Aim of the exercise » The material below should be written out in full and exactly; pictures stay out of the copy.

Dataset excerpt »
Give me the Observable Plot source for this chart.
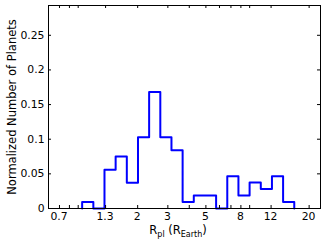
<!DOCTYPE html>
<html>
<head>
<meta charset="utf-8">
<script src="https://cdn.jsdelivr.net/npm/d3@7"></script>
<script src="https://cdn.jsdelivr.net/npm/@observablehq/plot@0.6"></script>
<style>
  html, body { margin: 0; padding: 0; background: #fff; }
  #chart svg { display: block; }
</style>
</head>
<body>
<div id="chart"></div>
<script>
// Histogram bin edges (planet radius, Earth radii) and normalized counts
const binEdges = [0.949, 1.103, 1.281, 1.488, 1.729, 2.009, 2.333, 2.711, 3.149, 3.658,
                  4.250, 4.937, 5.735, 6.663, 7.740, 8.992, 10.45, 12.14, 14.10, 16.38];
const binValues = [0.0093, 0, 0.056, 0.075, 0.037, 0.103, 0.168, 0.103, 0.084, 0.0093,
                   0.0187, 0.0187, 0, 0.0467, 0.0187, 0.0374, 0.028, 0.0467, 0.0093];
const xTickMarks = [0.7, 0.8, 0.9, 1.3, 2, 3, 4, 5, 6, 7, 8, 9, 12, 20];
const xTickLabels = [0.7, 1.3, 2, 3, 5, 8, 12, 20];
const yTicks = [0, 0.05, 0.1, 0.15, 0.2, 0.25];
const yLabel = "Normalized Number of Planets";

const W = 326, H = 244;
const mL = 48, mR = 6, mT = 5, mB = 36;
const plotW = W - mL - mR, plotH = H - mT - mB;
const tl = 3;

// step outline points
const steps = [{x: binEdges[0], y: 0}];
binEdges.forEach((e, i) => steps.push({x: e, y: i < binValues.length ? binValues[i] : 0}));

const fmt = d => String(d);

const chart = Plot.plot({
  width: W, height: H,
  marginLeft: mL, marginRight: mR, marginTop: mT, marginBottom: mB,
  style: {fontFamily: "DejaVu Sans", fontSize: "11px", color: "#000", background: "#fff"},
  x: {type: "log", domain: [0.604, 23.3], axis: null},
  y: {domain: [0, 0.293], axis: null},
  marks: [
    Plot.text(yTicks, {y: d => d, text: fmt, frameAnchor: "left", textAnchor: "end", dx: -4, fontSize: 10.8, fill: "#000"}),
    Plot.text([yLabel], {text: d => d, frameAnchor: "left", textAnchor: "middle", rotate: -90, dx: -36, fontSize: 11.5, fill: "#000"}),
    Plot.line(steps, {x: "x", y: "y", curve: "step-after", stroke: "#0000ff", strokeWidth: 2}),
    Plot.tickX(xTickMarks, {x: d => d, stroke: "#000", strokeWidth: 1, insetTop: plotH - tl}),
    Plot.tickX(xTickMarks, {x: d => d, stroke: "#000", strokeWidth: 1, insetBottom: plotH - tl}),
    Plot.tickY(yTicks, {y: d => d, stroke: "#000", strokeWidth: 1, insetRight: plotW - tl}),
    Plot.tickY(yTicks, {y: d => d, stroke: "#000", strokeWidth: 1, insetLeft: plotW - tl}),
    Plot.frame({stroke: "#000", strokeWidth: 1})
  ]
});

const svg = d3.select(chart);
const xs = chart.scale("x");

// x tick labels: one text element, one tspan per label, placed via Plot's x scale
const xt = svg.append("text")
  .attr("font-family", "DejaVu Sans")
  .attr("font-size", 10.8)
  .attr("fill", "#000")
  .attr("text-anchor", "middle");
xTickLabels.forEach(v => {
  xt.append("tspan")
    .attr("x", xs.apply(v).toFixed(1))
    .attr("y", H - mB + 12)
    .text(fmt(v));
});

// x axis label with subscripts
const t = svg.append("text")
  .attr("x", 178).attr("y", 234)
  .attr("text-anchor", "middle")
  .attr("font-family", "DejaVu Sans")
  .attr("font-size", 11.5)
  .attr("fill", "#000");
t.append("tspan").text("R");
t.append("tspan").attr("font-size", 8).attr("dy", 3).text("pl");
t.append("tspan").attr("dy", -3).text(" (R");
t.append("tspan").attr("font-size", 8).attr("dy", 3).text("Earth");
t.append("tspan").attr("dy", -3).text(")");

document.getElementById("chart").appendChild(chart);
</script>
</body>
</html>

Response below »
Give me the Observable Plot source for this chart.
<!DOCTYPE html>
<html>
<head>
<meta charset="utf-8">
<script src="https://cdn.jsdelivr.net/npm/d3@7"></script>
<script src="https://cdn.jsdelivr.net/npm/@observablehq/plot@0.6"></script>
<style>
  html, body { margin: 0; padding: 0; background: #fff; }
  #chart svg { display: block; }
</style>
</head>
<body>
<div id="chart"></div>
<script>
// Histogram bin edges (planet radius, Earth radii) and normalized counts
const binEdges = [0.949, 1.103, 1.281, 1.488, 1.729, 2.009, 2.333, 2.711, 3.149, 3.658,
                  4.250, 4.937, 5.735, 6.663, 7.740, 8.992, 10.45, 12.14, 14.10, 16.38];
const binValues = [0.0093, 0, 0.056, 0.075, 0.037, 0.103, 0.168, 0.103, 0.084, 0.0093,
                   0.0187, 0.0187, 0, 0.0467, 0.0187, 0.0374, 0.028, 0.0467, 0.0093];
const xTickMarks = [0.7, 0.8, 0.9, 1.3, 2, 3, 4, 5, 6, 7, 8, 9, 12, 20];
const xTickLabels = [0.7, 1.3, 2, 3, 5, 8, 12, 20];
const yTicks = [0, 0.05, 0.1, 0.15, 0.2, 0.25];
const yLabel = "Normalized Number of Planets";

const W = 326, H = 244;
const mL = 48, mR = 6, mT = 5, mB = 36;
const plotW = W - mL - mR, plotH = H - mT - mB;
const tl = 3;

// step outline points
const steps = [{x: binEdges[0], y: 0}];
binEdges.forEach((e, i) => steps.push({x: e, y: i < binValues.length ? binValues[i] : 0}));

const fmt = d => String(d);

const chart = Plot.plot({
  width: W, height: H,
  marginLeft: mL, marginRight: mR, marginTop: mT, marginBottom: mB,
  style: {fontFamily: "DejaVu Sans", fontSize: "11px", color: "#000", background: "#fff"},
  x: {type: "log", domain: [0.604, 23.3], axis: null},
  y: {domain: [0, 0.293], axis: null},
  marks: [
    Plot.text(yTicks, {y: d => d, text: fmt, frameAnchor: "left", textAnchor: "end", dx: -4, fontSize: 10.8, fill: "#000"}),
    Plot.text([yLabel], {text: d => d, frameAnchor: "left", textAnchor: "middle", rotate: -90, dx: -36, fontSize: 11.5, fill: "#000"}),
    Plot.line(steps, {x: "x", y: "y", curve: "step-after", stroke: "#0000ff", strokeWidth: 2}),
    Plot.tickX(xTickMarks, {x: d => d, stroke: "#000", strokeWidth: 1, insetTop: plotH - tl}),
    Plot.tickX(xTickMarks, {x: d => d, stroke: "#000", strokeWidth: 1, insetBottom: plotH - tl}),
    Plot.tickY(yTicks, {y: d => d, stroke: "#000", strokeWidth: 1, insetRight: plotW - tl}),
    Plot.tickY(yTicks, {y: d => d, stroke: "#000", strokeWidth: 1, insetLeft: plotW - tl}),
    Plot.frame({stroke: "#000", strokeWidth: 1})
  ]
});

const svg = d3.select(chart);
const xs = chart.scale("x");

// x tick labels: one text element, one tspan per label, placed via Plot's x scale
const xt = svg.append("text")
  .attr("font-family", "DejaVu Sans")
  .attr("font-size", 10.8)
  .attr("fill", "#000")
  .attr("text-anchor", "middle");
xTickLabels.forEach(v => {
  xt.append("tspan")
    .attr("x", xs.apply(v).toFixed(1))
    .attr("y", H - mB + 12)
    .text(fmt(v));
});

// x axis label with subscripts
const t = svg.append("text")
  .attr("x", 178).attr("y", 234)
  .attr("text-anchor", "middle")
  .attr("font-family", "DejaVu Sans")
  .attr("font-size", 11.5)
  .attr("fill", "#000");
t.append("tspan").text("R");
t.append("tspan").attr("font-size", 8).attr("dy", 3).text("pl");
t.append("tspan").attr("dy", -3).text(" (R");
t.append("tspan").attr("font-size", 8).attr("dy", 3).text("Earth");
t.append("tspan").attr("dy", -3).text(")");

document.getElementById("chart").appendChild(chart);
</script>
</body>
</html>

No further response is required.